◆ **Short problem**
Where a line holds the string "standalone", return that line.

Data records
○ ○ ○ ○ ○ ○ ○

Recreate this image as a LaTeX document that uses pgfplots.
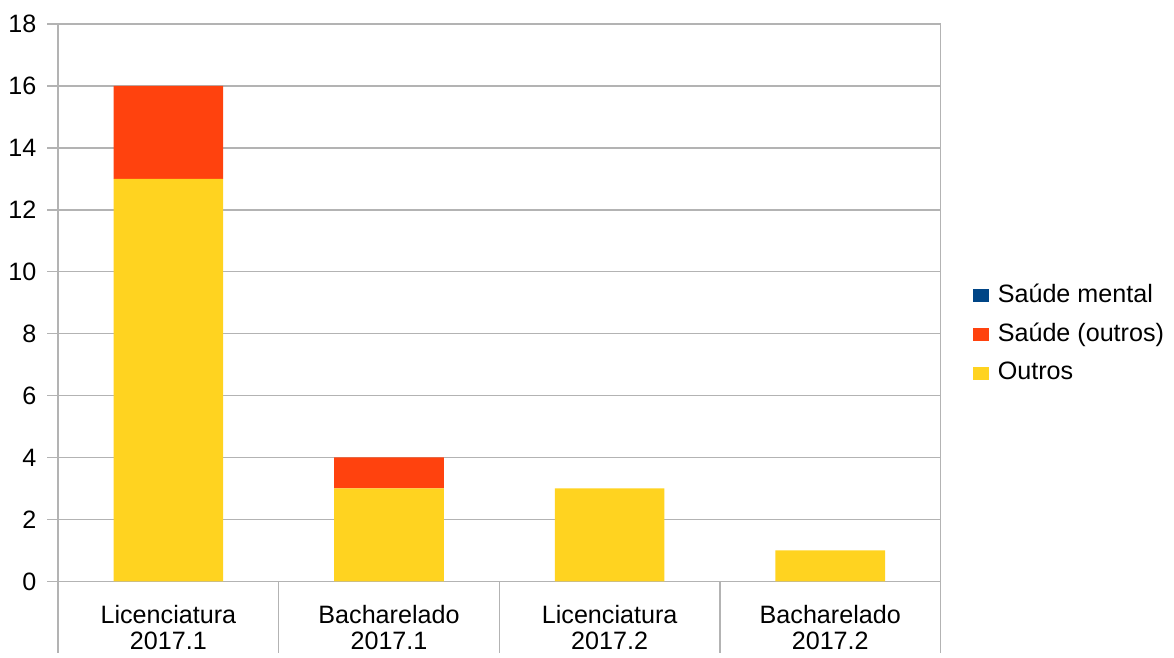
\documentclass[border=0pt]{standalone}
\usepackage{fontspec}
\setmainfont{Liberation Sans}
\usepackage{pgfplots}
\pgfplotsset{compat=1.18}
\definecolor{gridc}{HTML}{B3B3B3}
\definecolor{outros}{HTML}{FFD320}
\definecolor{saudeo}{HTML}{FF420E}
\definecolor{saudem}{HTML}{004586}
\begin{document}
\fontsize{12.6}{15}\selectfont
\begin{tikzpicture}
\begin{axis}[
  scale only axis,
  width=442.5pt, height=279.5pt,
  clip=false,
  ybar stacked, bar width=55pt,
  xmin=-0.5, xmax=3.5, ymin=0, ymax=18,
  ytick={0,2,...,18},
  xtick={0,1,2,3},
  xtick pos=bottom, ytick pos=left,
  xticklabels={{Licenciatura\\2017.1},{Bacharelado\\2017.1},{Licenciatura\\2017.2},{Bacharelado\\2017.2}},
  xticklabel style={align=center, font=\fontsize{12.6}{13}\selectfont, yshift=-2pt},
  xtick style={draw=none},
  ymajorgrids, grid style={gridc, line width=0.8pt},
  axis line style={gridc, line width=0.8pt},
  ytick style={draw=gridc, line width=0.8pt},
  tick align=outside, major tick length=5.5pt,
  yticklabel style={font=\fontsize{12.6}{15}\selectfont, xshift=-1pt},
  /pgf/number format/assume math mode=true,
  every axis plot/.append style={draw=none},
  legend style={at={(1,0.444)}, anchor=west, xshift=13pt, draw=none, fill=none,
    font=\fontsize{12.6}{15}\selectfont, row sep=4.5pt},
  legend cell align=left,
  reverse legend,
  legend image code/.code={\fill[#1] (0pt,-3.25pt) rectangle (8pt,3.25pt); \path (10.5pt,0pt);},
]
\addplot[fill=outros] coordinates {(0,13) (1,3) (2,3) (3,1)};
\addlegendentry{Outros}
\addplot[fill=saudeo] coordinates {(0,3) (1,1) (2,0) (3,0)};
\addlegendentry{Saúde (outros)}
\addplot[fill=saudem] coordinates {(0,0) (1,0) (2,0) (3,0)};
\addlegendentry{Saúde mental}
\pgfplotsinvokeforeach{-0.5,0.5,1.5,2.5,3.5}{
  \draw[gridc, line width=0.8pt] (axis cs:#1,0) -- ([yshift=-36pt]axis cs:#1,0);
}
\path ([yshift=12pt]rel axis cs:0,1) -- ([yshift=-38pt]rel axis cs:0,0);
\end{axis}
\end{tikzpicture}
\end{document}
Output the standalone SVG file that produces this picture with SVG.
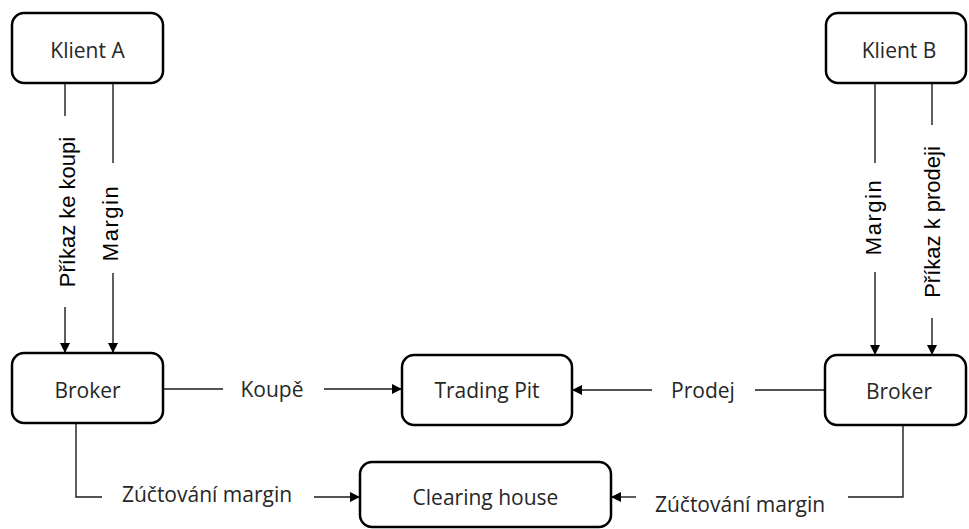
<svg xmlns="http://www.w3.org/2000/svg" width="969" height="529" viewBox="0 0 969 529">
  <style>
    .box { fill: #ffffff; stroke: #000000; stroke-width: 2.5; }
    .lbl { font-family: "Open Sans", "Noto Sans", sans-serif; font-size: 21px; fill: #262626; text-anchor: middle; }
    .vlbl { font-family: "Liberation Sans", Arial, sans-serif; font-size: 22px; fill: #000000; text-anchor: middle; }
    .wide { letter-spacing: 1.5px; }
    .conn { fill: none; stroke: #1a1a1a; stroke-width: 1.4; }
    .arrow { marker-end: url(#head); }
  </style>
  <defs>
    <marker id="head" viewBox="0 0 10 10" refX="10" refY="5" markerWidth="10" markerHeight="10" markerUnits="userSpaceOnUse" orient="auto">
      <path d="M0,0 L10,5 L0,10 Z" fill="#000000"/>
    </marker>
  </defs>

  <rect width="969" height="529" fill="#ffffff"/>

  <!-- connectors -->
  <g id="connectors">
    <!-- Klient A -> Broker (order) -->
    <line class="conn" x1="65" y1="83" x2="65" y2="116"/>
    <line class="conn arrow" x1="65" y1="307" x2="65" y2="353"/>
    <text class="vlbl" transform="translate(75,212) rotate(-90)">Příkaz ke koupi</text>
    <!-- Klient A -> Broker (margin) -->
    <line class="conn" x1="113" y1="83" x2="113" y2="163"/>
    <line class="conn arrow" x1="113" y1="273" x2="113" y2="353"/>
    <text class="vlbl wide" transform="translate(118,223) rotate(-90)">Margin</text>

    <!-- Klient B -> Broker (margin) -->
    <line class="conn" x1="875" y1="83" x2="875" y2="163"/>
    <line class="conn arrow" x1="875" y1="272" x2="875" y2="355"/>
    <text class="vlbl wide" transform="translate(881,217) rotate(-90)">Margin</text>
    <!-- Klient B -> Broker (order) -->
    <line class="conn" x1="932" y1="83" x2="932" y2="125"/>
    <line class="conn arrow" x1="932" y1="318" x2="932" y2="355"/>
    <text class="vlbl" transform="translate(940,222) rotate(-90)">Příkaz k prodeji</text>

    <!-- Broker A -> Trading Pit -->
    <line class="conn" x1="163" y1="389" x2="223" y2="389"/>
    <line class="conn arrow" x1="324" y1="389" x2="402" y2="389"/>
    <text class="lbl" x="272" y="397">Koupě</text>

    <!-- Broker B -> Trading Pit -->
    <line class="conn" x1="825" y1="390" x2="755" y2="390"/>
    <line class="conn arrow" x1="652" y1="390" x2="572" y2="390"/>
    <text class="lbl" x="703" y="398">Prodej</text>

    <!-- Broker A -> Clearing house -->
    <polyline class="conn" points="76,423 76,497 102,497"/>
    <line class="conn arrow" x1="314" y1="497" x2="360" y2="497"/>
    <text class="lbl" x="207" y="502">Zúčtování margin</text>

    <!-- Broker B -> Clearing house -->
    <polyline class="conn" points="903,425 903,497 848,497"/>
    <line class="conn arrow" x1="636" y1="497" x2="611" y2="497"/>
    <text class="lbl" x="740" y="512">Zúčtování margin</text>
  </g>

  <!-- nodes -->
  <g id="klient-a">
    <rect class="box" x="12" y="13" width="151" height="70" rx="12"/>
    <text class="lbl" x="87.5" y="58">Klient A</text>
  </g>
  <g id="klient-b">
    <rect class="box" x="826" y="13" width="140" height="70" rx="12"/>
    <text class="lbl" x="899" y="58">Klient B</text>
  </g>
  <g id="broker-a">
    <rect class="box" x="12" y="353" width="151" height="70" rx="12"/>
    <text class="lbl" x="87.5" y="398">Broker</text>
  </g>
  <g id="trading-pit">
    <rect class="box" x="402" y="355" width="170" height="70" rx="12"/>
    <text class="lbl" x="487" y="398">Trading Pit</text>
  </g>
  <g id="broker-b">
    <rect class="box" x="825" y="355" width="141" height="70" rx="12"/>
    <text class="lbl" x="899" y="399">Broker</text>
  </g>
  <g id="clearing-house">
    <rect class="box" x="360" y="462" width="251" height="65" rx="12"/>
    <text class="lbl" x="485.5" y="505">Clearing house</text>
  </g>
</svg>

○ ○ ○ ○ ○ ○ ○

◆ **Response**
\documentclass[border=0pt]{standalone}
Output the standalone SVG file that produces this picture with SVG.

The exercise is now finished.